Aussi le groupe électrogène de 900 Kva a été réceptionné pour l’usine de Nguith. Celle-ci assure la couverture de 10 % des besoins en eau de Dakar. « Elle fonctionnement avec des groupes motos-pompes. Il y a 5 groupes. Les deux étaient défectueux. Nous les avons remplacés. La réception du moteur de l’usine a été faite chez Caterpillar au mois d’octobre. Le couple pompe et moteur fera l’objet de réception le 14 décembre en France », a révélé le directeur général de la Sones qui a aussi fait savoir que les marchés pour la protection du dispositif cathodique ont été lancés.

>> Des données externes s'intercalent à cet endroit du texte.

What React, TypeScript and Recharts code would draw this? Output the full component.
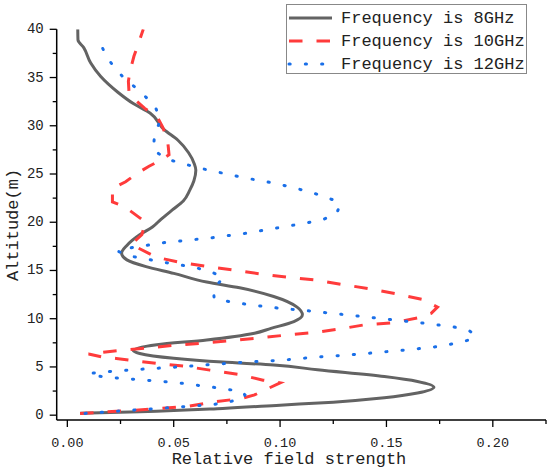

Aujourd’hui, un transformateur de secours a été acquis pour faire face à toutes les éventualités. Le suppresseur joue un rôle clé dans la distribution de l’eau. « Nous avons investi aussi pour le raccordement de la ligne à la haute tension. Nous avons acquis un transformateur neuf pour le suppresseur de Mékhé », ajoute le Directeur général Charles Fall qui fait état de l’acquisition de bi-mètres.
A Dakar, le renouvellement de la vieille conduite est dans une phase avancée. Ces travaux contribueront à améliorer la distribution de l’eau à Dakar. La récurrence des fuites entraîne des pertes énormes d’eau. Cette conduite a été remplacée sur plusieurs kilomètres. Le processus va se poursuivre. « C’est une conduite qui assure l’alimentation du Haut et du Bas plateau de Dakar, une partie de Gorée ainsi que le remplissage des six réservoirs au sol », énumère Charles Fall. Du reste, la construction d’une troisième Usine à Keur Momar Sarr et celle de dessalement de l’eau de mer vont contribuer à sécuriser l’approvisionnement de Dakar en eau.